Rich has a good reason to be wary in my opinion but I also agree that creating a page on your website is probably fine.

Also, there is a difference between something being indexed and being found valuable by Google.

When we did testing on this years ago for Local Listing Ninja, we found citations can be indexed but then will fall out of the index, indicating Google doesn't find them valuable. Does that negate the value of the citations? Probably. Significantly? Not sure. The only solution would probably be to add a unique description to each one to see if they can stick in the index. I've had that on our "to do" test listing for years. Hopefully I can get around to it soon.
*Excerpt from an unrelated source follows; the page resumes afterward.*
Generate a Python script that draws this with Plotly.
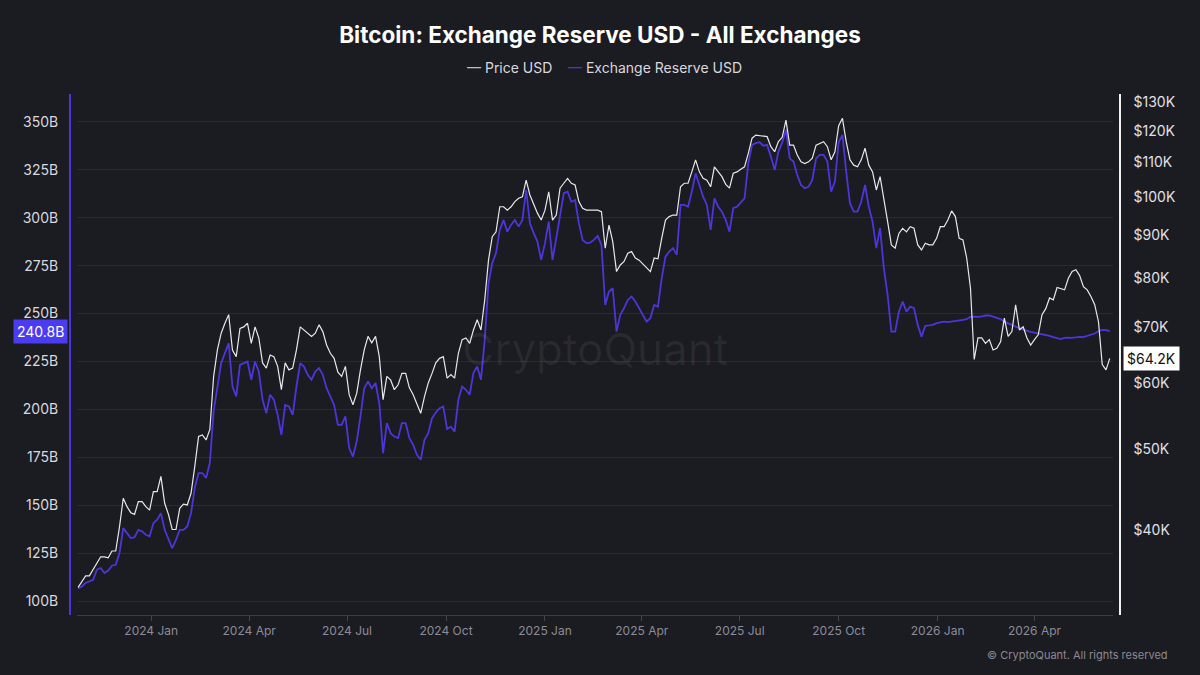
import math
import pandas as pd
import plotly.graph_objects as go

# ---------------- data (readings every 3.5 days from the chart) ----------------
start_date = "2023-10-25"

price_usd_k = [
    34.2, 34.8, 35.3, 35.3, 35.9, 36.6, 37.2, 37.2, 37.1, 37.8,
    37.8, 40.4, 43.7, 42.7, 42.0, 41.8, 43.3, 43.3, 42.7, 42.3,
    44.5, 44.5, 46.4, 43.1, 41.8, 40.1, 40.1, 42.5, 43.0, 42.9,
    44.3, 47.7, 51.8, 52.0, 51.3, 52.8, 61.1, 65.7, 68.8, 70.7,
    72.4, 65.7, 64.5, 69.7, 70.0, 70.7, 66.9, 70.0, 67.9, 63.4,
    62.5, 64.8, 64.5, 62.8, 58.9, 63.4, 62.2, 62.5, 65.7, 70.0,
    69.4, 68.8, 68.2, 68.8, 70.4, 69.1, 66.6, 65.1, 64.2, 61.8,
    61.1, 62.8, 58.1, 56.5, 58.3, 62.2, 65.7, 68.2, 67.0, 68.2,
    64.5, 57.3, 61.1, 60.5, 58.9, 59.7, 61.6, 61.6, 59.2, 58.1,
    56.5, 55.2, 57.8, 60.0, 61.6, 63.4, 64.2, 64.5, 60.8, 61.4,
    60.8, 65.1, 67.6, 67.9, 66.9, 69.4, 71.4, 69.4, 75.4, 84.1,
    89.7, 90.9, 97.4, 97.4, 96.5, 97.4, 98.8, 99.7, 100.1, 104.8,
    100.6, 97.9, 95.7, 93.9, 96.5, 101.5, 93.9, 95.2, 102.5, 103.9,
    105.3, 103.9, 103.4, 98.8, 97.0, 96.5, 96.5, 96.5, 96.5, 96.1,
    86.9, 92.6, 88.5, 81.5, 83.0, 83.8, 85.7, 86.1, 84.6, 84.1,
    83.2, 82.3, 81.5, 84.6, 84.4, 89.3, 93.9, 94.8, 95.2, 95.2,
    102.9, 103.9, 103.9, 107.2, 110.8, 107.2, 105.3, 104.8, 102.9, 108.7,
    107.2, 105.8, 103.6, 102.5, 106.8, 107.2, 108.0, 108.7, 112.8, 117.6,
    118.6, 118.4, 118.1, 118.1, 114.9, 113.3, 116.5, 117.9, 123.6, 115.4,
    115.4, 112.3, 110.2, 109.7, 110.2, 111.3, 115.4, 116.0, 116.5, 114.9,
    110.8, 113.3, 121.7, 124.2, 116.5, 110.8, 109.2, 108.7, 110.8, 114.4,
    109.2, 107.2, 102.0, 105.8, 98.8, 93.5, 87.7, 86.9, 90.5, 91.8,
    90.9, 92.2, 91.8, 87.7, 86.5, 88.1, 87.7, 87.7, 89.3, 92.2,
    92.2, 93.9, 96.3, 94.8, 89.3, 88.9, 84.6, 77.9, 64.0, 67.9,
    67.9, 66.9, 67.6, 65.7, 66.0, 67.2, 71.7, 68.2, 69.1, 74.4,
    69.4, 70.0, 67.9, 66.6, 67.6, 68.5, 72.4, 73.6, 75.8, 75.4,
    78.0, 77.7, 77.5, 80.0, 81.5, 81.9, 80.6, 78.2, 77.5, 76.1,
    74.4, 71.0, 63.1, 62.2, 64.2,
]

reserve_usd_b = [
    106.8, 107.8, 109.6, 110.4, 111.3, 116.5, 117.4, 114.8, 116.1, 118.6,
    119.1, 125.2, 138.2, 135.6, 133.0, 133.5, 137.3, 136.5, 134.7, 133.9,
    140.8, 142.6, 146.0, 137.3, 133.0, 127.8, 132.1, 137.3, 137.3, 139.1,
    146.0, 159.1, 166.9, 166.9, 164.3, 172.1, 199.0, 212.0, 224.2, 229.4,
    234.6, 212.0, 206.8, 223.3, 224.2, 225.0, 215.5, 225.0, 219.8, 205.1,
    198.1, 207.7, 205.1, 197.2, 186.8, 202.4, 201.6, 197.2, 212.0, 224.2,
    222.4, 218.1, 215.5, 219.8, 221.6, 218.1, 211.1, 206.8, 202.4, 192.0,
    192.0, 196.4, 179.9, 175.5, 183.3, 196.4, 211.1, 214.6, 211.1, 213.8,
    203.3, 177.3, 192.9, 187.7, 185.9, 185.1, 192.9, 192.9, 185.1, 181.6,
    176.4, 173.8, 184.2, 187.7, 195.5, 198.4, 200.7, 201.6, 189.8, 191.1,
    188.5, 205.1, 212.0, 210.3, 207.7, 219.0, 222.4, 215.5, 236.3, 265.8,
    276.3, 281.5, 293.6, 298.8, 292.7, 296.2, 298.8, 295.3, 298.8, 314.4,
    297.1, 291.9, 287.5, 278.0, 286.7, 297.9, 278.0, 289.3, 302.3, 312.7,
    313.5, 308.3, 309.2, 297.1, 288.4, 286.7, 287.0, 288.4, 290.5, 285.8,
    254.5, 261.5, 263.2, 240.6, 249.3, 252.8, 257.1, 258.9, 256.3, 252.8,
    249.7, 245.8, 247.6, 254.5, 253.6, 268.4, 279.7, 282.3, 284.1, 280.6,
    306.6, 306.6, 305.7, 313.5, 323.1, 317.0, 310.9, 306.6, 293.6, 310.1,
    305.7, 303.1, 298.8, 292.7, 304.9, 305.7, 308.0, 310.1, 328.3, 337.9,
    338.8, 339.3, 337.5, 337.9, 331.8, 324.8, 334.4, 339.1, 345.7, 330.9,
    329.2, 322.2, 317.0, 315.3, 316.1, 319.6, 330.9, 332.7, 332.7, 329.2,
    313.5, 318.8, 339.3, 343.1, 324.0, 307.5, 303.1, 303.1, 308.3, 317.0,
    305.7, 297.9, 284.1, 294.5, 273.6, 259.7, 240.6, 240.6, 251.0, 256.3,
    251.0, 253.6, 252.8, 244.1, 238.0, 243.6, 243.8, 244.1, 245.0, 245.5,
    245.8, 245.5, 245.8, 245.8, 246.4, 246.7, 247.1, 248.3, 248.4, 248.3,
    248.6, 249.0, 249.0, 248.4, 247.9, 247.1, 245.8, 244.8, 244.1, 243.2,
    242.4, 241.5, 241.0, 240.5, 240.1, 239.8, 239.4, 238.9, 238.4, 237.7,
    237.0, 236.7, 237.3, 237.5, 237.3, 237.5, 237.9, 237.7, 238.4, 239.1,
    239.6, 240.8, 241.5, 241.4, 240.8,
]

dates = pd.date_range(start_date, periods=len(price_usd_k), freq="84h")

x_tick_dates = ["2024-01-01", "2024-04-01", "2024-07-01", "2024-10-01", "2025-01-01",
                "2025-04-01", "2025-07-01", "2025-10-01", "2026-01-01", "2026-04-01"]
x_tick_labels = ["2024 Jan", "2024 Apr", "2024 Jul", "2024 Oct", "2025 Jan",
                 "2025 Apr", "2025 Jul", "2025 Oct", "2026 Jan", "2026 Apr"]

left_ticks = [100, 125, 150, 175, 200, 225, 250, 275, 300, 325, 350]
left_labels = [f"{v}B" for v in left_ticks]

right_ticks_k = [40, 50, 60, 70, 80, 90, 100, 110, 120, 130]
right_labels = [f"${v}K" for v in right_ticks_k]

last_reserve_label = "240.8B"
last_price_label = "$64.2K"

# ---------------- styling ----------------
BG = "#1b1b22"
PURPLE = "#4a37d9"
WHITE = "#e8e8ec"
GRID = "#2a2a33"
FONT = "Inter"

fig = go.Figure()

fig.add_trace(go.Scatter(
    x=dates, y=reserve_usd_b, name="Exchange Reserve USD", mode="lines",
    line=dict(color=PURPLE, width=1.8), yaxis="y", showlegend=False,
))
fig.add_trace(go.Scatter(
    x=dates, y=[v * 1000 for v in price_usd_k], name="Price USD", mode="lines",
    line=dict(color=WHITE, width=1.2), yaxis="y2", showlegend=False,
))

fig.update_layout(
    width=1200, height=675,
    paper_bgcolor=BG, plot_bgcolor=BG,
    margin=dict(l=70, r=80, t=94, b=60),
    font=dict(family=FONT, color="#d8d8de"),
    title=dict(
        text="Bitcoin: Exchange Reserve USD - All Exchanges",
        x=0.5, xref="container", xanchor="center",
        y=1 - 35 / 675, yref="container", yanchor="middle",
        font=dict(family=FONT, size=22.5, color="#ffffff", weight=700),
    ),
    xaxis=dict(
        type="date", domain=[7 / 1050, 1 - 7 / 1050],
        range=["2023-10-24", "2026-06-13"],
        tickvals=x_tick_dates, ticktext=x_tick_labels,
        ticks="outside", ticklen=5, tickcolor="#44444d",
        showline=True, linecolor="#3c3c45", linewidth=1,
        showgrid=False, zeroline=False,
        tickfont=dict(family=FONT, size=12, color="#8c8c97"),
    ),
    yaxis=dict(
        anchor="free", position=0, side="left",
        range=[92.92, 364.43],
        tickvals=left_ticks, ticktext=left_labels,
        showline=True, linecolor=PURPLE, linewidth=2,
        showgrid=True, gridcolor=GRID, gridwidth=1, zeroline=False,
        ticks="", ticklabelstandoff=8,
        tickfont=dict(family=FONT, size=14, color="#d8d8de"),
    ),
    yaxis2=dict(
        anchor="free", position=1, side="right", overlaying="y",
        type="log", range=[math.log10(31700), math.log10(132800)],
        tickvals=[v * 1000 for v in right_ticks_k], ticktext=right_labels,
        showline=True, linecolor="#f0f0f0", linewidth=1.5,
        showgrid=False, zeroline=False,
        ticks="", ticklabelstandoff=10,
        tickfont=dict(family=FONT, size=14, color="#e0e0e6"),
    ),
)

annotations = [
    # watermark
    dict(text="CryptoQuant", x=0.5, y=0.51, xref="paper", yref="paper",
         showarrow=False, font=dict(family=FONT, size=44, color="rgba(255,255,255,0.06)")),
    # legend
    dict(text="<span style='color:#bdbdc4'>—</span> Price USD",
         x=(465 - 70) / 1050, y=(615 - 68) / 521, xref="paper", yref="paper",
         xanchor="left", yanchor="middle", showarrow=False,
         font=dict(family=FONT, size=14, color="#d8d8de")),
    dict(text=f"<span style='color:{PURPLE}'>—</span> Exchange Reserve USD",
         x=(566 - 70) / 1050, y=(615 - 68) / 521, xref="paper", yref="paper",
         xanchor="left", yanchor="middle", showarrow=False,
         font=dict(family=FONT, size=14, color="#d8d8de")),
    # last-value badges
    dict(text=last_reserve_label, x=0, y=reserve_usd_b[-1], xref="paper", yref="y",
         xanchor="right", yanchor="middle", showarrow=False, xshift=-2,
         bgcolor="#4b3cf2", borderpad=3,
         font=dict(family=FONT, size=14, color="#ffffff")),
    dict(text=last_price_label, x=1, y=math.log10(price_usd_k[-1] * 1000), xref="paper", yref="y2",
         xanchor="left", yanchor="middle", showarrow=False, xshift=3,
         bgcolor="#ffffff", borderpad=3,
         font=dict(family=FONT, size=14, color="#111111")),
    # footer
    dict(text="© CryptoQuant. All rights reserved", x=(1170 - 70) / 1050, y=(615 - 655) / 521,
         xref="paper", yref="paper", xanchor="right", yanchor="middle", showarrow=False,
         font=dict(family=FONT, size=11, color="#8a8a94")),
]
fig.update_layout(annotations=annotations)

fig.write_html(
    "out.html",
    config={"displayModeBar": False},
    post_script="document.body.style.margin='0';document.body.style.padding='0';"
                "document.body.style.background='#1b1b22';",
)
Also, when you're checking whether something is in the index, make sure you're using the site: command. Typing in the URL is not enough. We've done both and found that some pages are not there when we type in the url bare on its own or even do a search for some of the text on the page using exact match text search with quotes. But when we use site: it's there. Maybe also of interest is just because you can't find the URL through a bare URL or exact match text search with quotes doesn't mean the backlink on that page isn't counting toward your ranking. We'll go into GSC and find a backlink from a page that doesn't show up in a search but does show up in the site: command search.

With all that being said, just because you can't find the citation in a Google search doesn't mean it's not valuable. If that were the case backlinks from those pages would be ignored and they're not.